§ Data block:

━━━━━━━━━━

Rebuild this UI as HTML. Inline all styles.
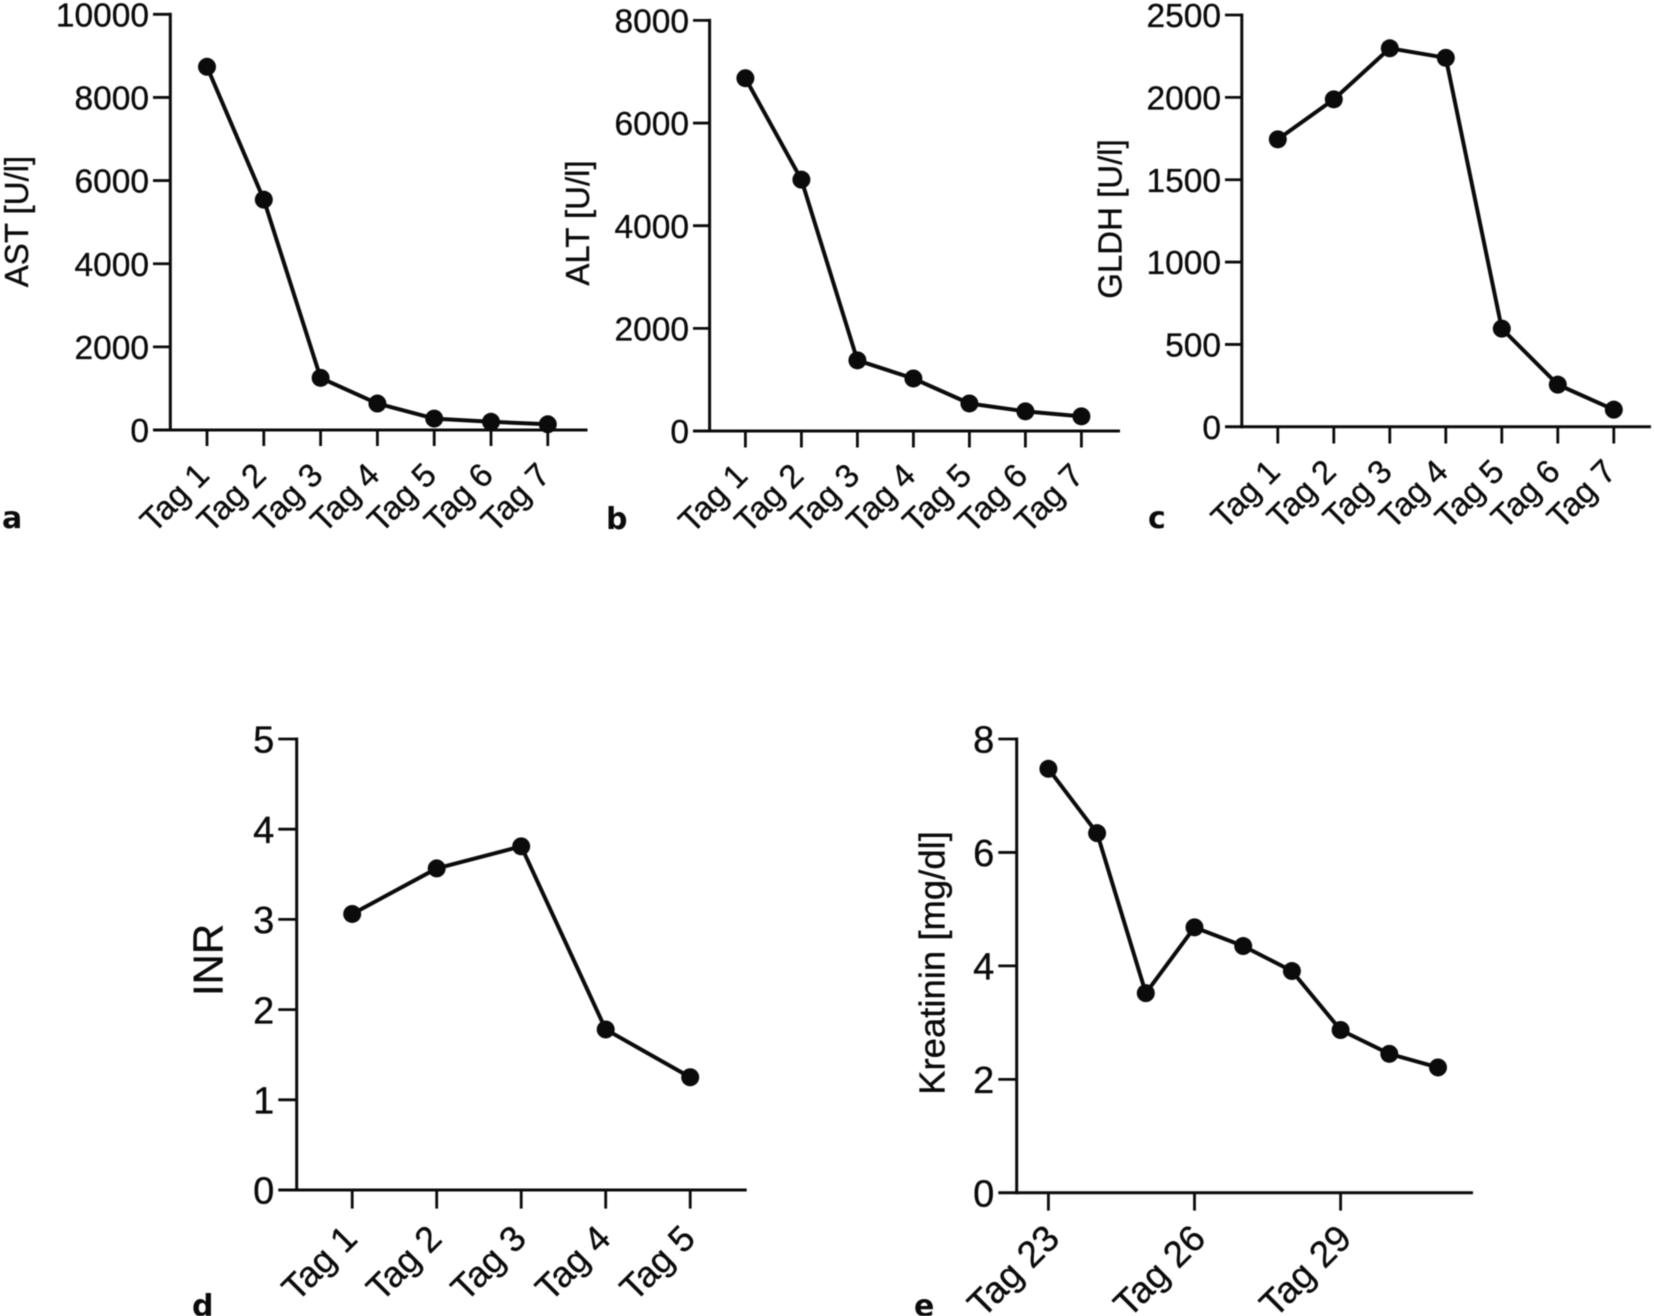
<!DOCTYPE html>
<html lang="de">
<head>
<meta charset="utf-8">
<title>Laborverlauf</title>
<style>
html,body{margin:0;padding:0;background:#fff;width:1654px;height:1316px;overflow:hidden}
svg{display:block;filter:blur(0.4px)}
text{font-family:"Liberation Sans",Arial,sans-serif;fill:#0b0b0b;stroke:#0b0b0b;stroke-width:0.35px}
.letter{font-family:"DejaVu Sans","Liberation Sans",sans-serif;font-weight:700;stroke:none}
</style>
</head>
<body>
<svg id="figure" xmlns="http://www.w3.org/2000/svg" width="1654" height="1316" viewBox="0 0 1654 1316"></svg>
<script>
const dayLabels7 = ["Tag 1", "Tag 2", "Tag 3", "Tag 4", "Tag 5", "Tag 6", "Tag 7"];
const dayLabels5 = ["Tag 1", "Tag 2", "Tag 3", "Tag 4", "Tag 5"];
const dayLabelsKreatinin = ["Tag 23", "", "", "Tag 26", "", "", "Tag 29", "", ""];

const astValues = [8737, 5541, 1254, 636, 275, 198, 137];
const altValues = [6873, 4897, 1377, 1023, 536, 383, 285];
const gldhValues = [1745, 1988, 2298, 2240, 596, 256, 104];
const inrValues = [3.06, 3.565, 3.81, 1.78, 1.25];
const kreatininValues = [7.475, 6.34, 3.52, 4.68, 4.35, 3.91, 2.87, 2.45, 2.21];

const astTicks = [0, 2000, 4000, 6000, 8000, 10000];
const altTicks = [0, 2000, 4000, 6000, 8000];
const gldhTicks = [0, 500, 1000, 1500, 2000, 2500];
const inrTicks = [0, 1, 2, 3, 4, 5];
const kreatininTicks = [0, 2, 4, 6, 8];

const NS = "http://www.w3.org/2000/svg";
const root = document.getElementById("figure");

function make(parent, tag, attrs) {
  const el = document.createElementNS(NS, tag);
  for (const k in attrs) el.setAttribute(k, attrs[k]);
  parent.appendChild(el);
  return el;
}

function drawPanel(p) {
  const g = make(root, "g", {});
  
  

  const xAxis = i => p.xFirst + i * p.xStep;
  const yMax = p.ticks[p.ticks.length - 1];
  const yAxis = v => p.y0 - (v / yMax) * (p.y0 - p.yTop);

  const yLine = make(g, "line", {x1: p.axisX, x2: p.axisX, y1: p.yTop - 1.5, y2: p.y0 + 1.5, stroke: "#0b0b0b", "stroke-width": 3});
  
  

  const xLine = make(g, "line", {x1: p.tickLeft, x2: p.xEnd, y1: p.y0, y2: p.y0, stroke: "#0b0b0b", "stroke-width": 3});
  
  

  p.ticks.forEach(v => {
    const y = yAxis(v);
    if (v !== 0) {
      const t = make(g, "line", {x1: p.tickLeft, x2: p.axisX, y1: y, y2: y, stroke: "#0b0b0b", "stroke-width": 2.8});
      
      
    }
    const lab = make(g, "text", {x: p.tickLeft - 4, y: y + p.tickFont * 0.36, "text-anchor": "end", "font-size": p.tickFont});
    lab.textContent = String(v);
    
    
  });

  p.labels.forEach((name, i) => {
    if (!name) return;
    const x = xAxis(i);
    const t = make(g, "line", {x1: x, x2: x, y1: p.y0, y2: p.tickBottom, stroke: "#0b0b0b", "stroke-width": 2.8});
    
    
    const lab = make(g, "text", {"text-anchor": "end", "font-size": p.labelFont,
      transform: "translate(" + (x + p.labelDx) + "," + (p.tickBottom + p.labelDy) + ") rotate(-45)"});
    lab.textContent = name;
    
    
  });

  const pts = p.values.map((v, i) => xAxis(i) + "," + yAxis(v)).join(" ");
  const line = make(g, "polyline", {points: pts, fill: "none", stroke: "#0b0b0b", "stroke-width": 4, "stroke-linejoin": "round"});
  
  

  p.values.forEach((v, i) => {
    const c = make(g, "circle", {cx: xAxis(i), cy: yAxis(v), r: 9, fill: "#0b0b0b"});
    
    
  });

  const title = make(g, "text", {"text-anchor": "middle", "font-size": p.titleFont,
    transform: "translate(" + p.titleX + "," + p.titleY + ") rotate(-90)", "dominant-baseline": "central"});
  title.textContent = p.title;
  
  

  const letter = make(g, "text", {"class": "letter", x: p.letterX, y: p.letterY, "font-size": 30});
  letter.textContent = p.letter;
  
  
}

drawPanel({id: "ast", letter: "a", title: "AST [U/l]", labels: dayLabels7, values: astValues, ticks: astTicks,
  axisX: 170.3, tickLeft: 153, xEnd: 587.5, yTop: 14.3, y0: 430, tickBottom: 446,
  xFirst: 207, xStep: 56.8, tickFont: 33.5, labelFont: 33, labelDx: 4, labelDy: 31,
  titleFont: 33, titleX: 16.5, titleY: 221.5, letterX: 2, letterY: 528});

drawPanel({id: "alt", letter: "b", title: "ALT [U/l]", labels: dayLabels7, values: altValues, ticks: altTicks,
  axisX: 709.6, tickLeft: 693, xEnd: 1120, yTop: 20.4, y0: 431, tickBottom: 447.5,
  xFirst: 745.4, xStep: 56, tickFont: 33.5, labelFont: 33, labelDx: 4, labelDy: 30,
  titleFont: 33, titleX: 577.5, titleY: 223, letterX: 606, letterY: 529});

drawPanel({id: "gldh", letter: "c", title: "GLDH [U/l]", labels: dayLabels7, values: gldhValues, ticks: gldhTicks,
  axisX: 1241.8, tickLeft: 1225, xEnd: 1651, yTop: 15, y0: 426.8, tickBottom: 443.5,
  xFirst: 1277.8, xStep: 56, tickFont: 33.5, labelFont: 33, labelDx: 4, labelDy: 30,
  titleFont: 33, titleX: 1110, titleY: 219, letterX: 1148, letterY: 528});

drawPanel({id: "inr", letter: "d", title: "INR", labels: dayLabels5, values: inrValues, ticks: inrTicks,
  axisX: 296.7, tickLeft: 278.3, xEnd: 746.7, yTop: 739, y0: 1190, tickBottom: 1208.6,
  xFirst: 352.2, xStep: 84.5, tickFont: 38, labelFont: 36, labelDx: 7, labelDy: 32,
  titleFont: 42, titleX: 208, titleY: 960, letterX: 192, letterY: 1316});

drawPanel({id: "kreatinin", letter: "e", title: "Kreatinin [mg/dl]", labels: dayLabelsKreatinin, values: kreatininValues, ticks: kreatininTicks,
  axisX: 1016.7, tickLeft: 998.3, xEnd: 1473, yTop: 739, y0: 1192.8, tickBottom: 1210.6,
  xFirst: 1048.4, xStep: 48.7, tickFont: 38, labelFont: 37, labelDx: 13, labelDy: 30,
  titleFont: 36.5, titleX: 932, titleY: 963, letterX: 914, letterY: 1316});
</script>
</body>
</html>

━━━━━━━━━━

§ Goal:
Print out the lines exactly, skipping any picture.

§ Correct output:
Rebuild this UI as HTML. Inline all styles.
<!DOCTYPE html>
<html lang="de">
<head>
<meta charset="utf-8">
<title>Laborverlauf</title>
<style>
html,body{margin:0;padding:0;background:#fff;width:1654px;height:1316px;overflow:hidden}
svg{display:block;filter:blur(0.4px)}
text{font-family:"Liberation Sans",Arial,sans-serif;fill:#0b0b0b;stroke:#0b0b0b;stroke-width:0.35px}
.letter{font-family:"DejaVu Sans","Liberation Sans",sans-serif;font-weight:700;stroke:none}
</style>
</head>
<body>
<svg id="figure" xmlns="http://www.w3.org/2000/svg" width="1654" height="1316" viewBox="0 0 1654 1316"></svg>
<script>
const dayLabels7 = ["Tag 1", "Tag 2", "Tag 3", "Tag 4", "Tag 5", "Tag 6", "Tag 7"];
const dayLabels5 = ["Tag 1", "Tag 2", "Tag 3", "Tag 4", "Tag 5"];
const dayLabelsKreatinin = ["Tag 23", "", "", "Tag 26", "", "", "Tag 29", "", ""];

const astValues = [8737, 5541, 1254, 636, 275, 198, 137];
const altValues = [6873, 4897, 1377, 1023, 536, 383, 285];
const gldhValues = [1745, 1988, 2298, 2240, 596, 256, 104];
const inrValues = [3.06, 3.565, 3.81, 1.78, 1.25];
const kreatininValues = [7.475, 6.34, 3.52, 4.68, 4.35, 3.91, 2.87, 2.45, 2.21];

const astTicks = [0, 2000, 4000, 6000, 8000, 10000];
const altTicks = [0, 2000, 4000, 6000, 8000];
const gldhTicks = [0, 500, 1000, 1500, 2000, 2500];
const inrTicks = [0, 1, 2, 3, 4, 5];
const kreatininTicks = [0, 2, 4, 6, 8];

const NS = "http://www.w3.org/2000/svg";
const root = document.getElementById("figure");

function make(parent, tag, attrs) {
  const el = document.createElementNS(NS, tag);
  for (const k in attrs) el.setAttribute(k, attrs[k]);
  parent.appendChild(el);
  return el;
}

function drawPanel(p) {
  const g = make(root, "g", {});
  
  

  const xAxis = i => p.xFirst + i * p.xStep;
  const yMax = p.ticks[p.ticks.length - 1];
  const yAxis = v => p.y0 - (v / yMax) * (p.y0 - p.yTop);

  const yLine = make(g, "line", {x1: p.axisX, x2: p.axisX, y1: p.yTop - 1.5, y2: p.y0 + 1.5, stroke: "#0b0b0b", "stroke-width": 3});
  
  

  const xLine = make(g, "line", {x1: p.tickLeft, x2: p.xEnd, y1: p.y0, y2: p.y0, stroke: "#0b0b0b", "stroke-width": 3});
  
  

  p.ticks.forEach(v => {
    const y = yAxis(v);
    if (v !== 0) {
      const t = make(g, "line", {x1: p.tickLeft, x2: p.axisX, y1: y, y2: y, stroke: "#0b0b0b", "stroke-width": 2.8});
      
      
    }
    const lab = make(g, "text", {x: p.tickLeft - 4, y: y + p.tickFont * 0.36, "text-anchor": "end", "font-size": p.tickFont});
    lab.textContent = String(v);
    
    
  });

  p.labels.forEach((name, i) => {
    if (!name) return;
    const x = xAxis(i);
    const t = make(g, "line", {x1: x, x2: x, y1: p.y0, y2: p.tickBottom, stroke: "#0b0b0b", "stroke-width": 2.8});
    
    
    const lab = make(g, "text", {"text-anchor": "end", "font-size": p.labelFont,
      transform: "translate(" + (x + p.labelDx) + "," + (p.tickBottom + p.labelDy) + ") rotate(-45)"});
    lab.textContent = name;
    
    
  });

  const pts = p.values.map((v, i) => xAxis(i) + "," + yAxis(v)).join(" ");
  const line = make(g, "polyline", {points: pts, fill: "none", stroke: "#0b0b0b", "stroke-width": 4, "stroke-linejoin": "round"});
  
  

  p.values.forEach((v, i) => {
    const c = make(g, "circle", {cx: xAxis(i), cy: yAxis(v), r: 9, fill: "#0b0b0b"});
    
    
  });

  const title = make(g, "text", {"text-anchor": "middle", "font-size": p.titleFont,
    transform: "translate(" + p.titleX + "," + p.titleY + ") rotate(-90)", "dominant-baseline": "central"});
  title.textContent = p.title;
  
  

  const letter = make(g, "text", {"class": "letter", x: p.letterX, y: p.letterY, "font-size": 30});
  letter.textContent = p.letter;
  
  
}

drawPanel({id: "ast", letter: "a", title: "AST [U/l]", labels: dayLabels7, values: astValues, ticks: astTicks,
  axisX: 170.3, tickLeft: 153, xEnd: 587.5, yTop: 14.3, y0: 430, tickBottom: 446,
  xFirst: 207, xStep: 56.8, tickFont: 33.5, labelFont: 33, labelDx: 4, labelDy: 31,
  titleFont: 33, titleX: 16.5, titleY: 221.5, letterX: 2, letterY: 528});

drawPanel({id: "alt", letter: "b", title: "ALT [U/l]", labels: dayLabels7, values: altValues, ticks: altTicks,
  axisX: 709.6, tickLeft: 693, xEnd: 1120, yTop: 20.4, y0: 431, tickBottom: 447.5,
  xFirst: 745.4, xStep: 56, tickFont: 33.5, labelFont: 33, labelDx: 4, labelDy: 30,
  titleFont: 33, titleX: 577.5, titleY: 223, letterX: 606, letterY: 529});

drawPanel({id: "gldh", letter: "c", title: "GLDH [U/l]", labels: dayLabels7, values: gldhValues, ticks: gldhTicks,
  axisX: 1241.8, tickLeft: 1225, xEnd: 1651, yTop: 15, y0: 426.8, tickBottom: 443.5,
  xFirst: 1277.8, xStep: 56, tickFont: 33.5, labelFont: 33, labelDx: 4, labelDy: 30,
  titleFont: 33, titleX: 1110, titleY: 219, letterX: 1148, letterY: 528});

drawPanel({id: "inr", letter: "d", title: "INR", labels: dayLabels5, values: inrValues, ticks: inrTicks,
  axisX: 296.7, tickLeft: 278.3, xEnd: 746.7, yTop: 739, y0: 1190, tickBottom: 1208.6,
  xFirst: 352.2, xStep: 84.5, tickFont: 38, labelFont: 36, labelDx: 7, labelDy: 32,
  titleFont: 42, titleX: 208, titleY: 960, letterX: 192, letterY: 1316});

drawPanel({id: "kreatinin", letter: "e", title: "Kreatinin [mg/dl]", labels: dayLabelsKreatinin, values: kreatininValues, ticks: kreatininTicks,
  axisX: 1016.7, tickLeft: 998.3, xEnd: 1473, yTop: 739, y0: 1192.8, tickBottom: 1210.6,
  xFirst: 1048.4, xStep: 48.7, tickFont: 38, labelFont: 37, labelDx: 13, labelDy: 30,
  titleFont: 36.5, titleX: 932, titleY: 963, letterX: 914, letterY: 1316});
</script>
</body>
</html>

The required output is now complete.